A dear friend of mine is a writer who, in these days, lives in western North Carolina. He is a tenured professor, teaching American history at a beautiful college nestled in the mountains around Montreat, about twenty miles east of Asheville. I met him while I was in college. His name is Bill…


Bill was doing his graduate work while I was doing my undergraduate, a long time ago. He was one of the more unique individuals I’ve ever known…perhaps odd would better define him. But somehow, we became good friends...no doubt because I was a good listener in those days and Bill was an exceptionally talented storyteller.


Bill was also a most animated figure. His hair was blond, and he wore it long and straggled…sweeping over one eye of his perpetually smudged aviator lens eyeglasses. He was super tall and super thin and super pale, with a larger than normal Adam’s apple. His clothes hung on him as if he were a scarecrow. I gave him the nickname Ichabod. He reminded me of the character in The Legend of Sleepy Hollow.


Bill had an obsession with the Civil War and its intricate history. And when I say obsession, I am putting it mildly. He was convinced that he fought and died at the battle of Gettysburg on the 2nd day of July in 1863. I must be honest with, after coming to know Bill as well as I did, I too am convinced of his claim.


A quick Bill story if you don’t mind. Then we will get on with this month’s blog...
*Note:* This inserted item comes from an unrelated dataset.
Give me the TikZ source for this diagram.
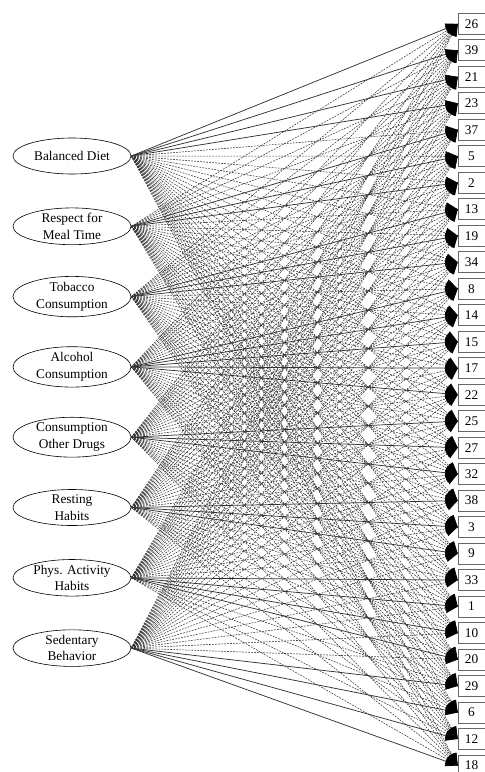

The story takes place on the 4th of July back in 1959 when Bill was 9 years old. His father (a chemical engineer at Dow) and his mother (a professor at Princeton) made the life-altering decision (for him at least) to take him and his sister to tour the Gettysburg Battlefield in Pennsylvania, traveling from the dirty and busy city of Newark New Jersey into the pristine and idyllic countryside of south-central Pennsylvania.


Once in Gettysburg, the family boarded a bus at the Visitor’s Center and started out into the National Park, listening all the while to a Park Ranger on a microphone who was beginning to set the stage for what they were about to see. He was starting to describe what happened there from the 1st of July to the 3rd of July back in 1863.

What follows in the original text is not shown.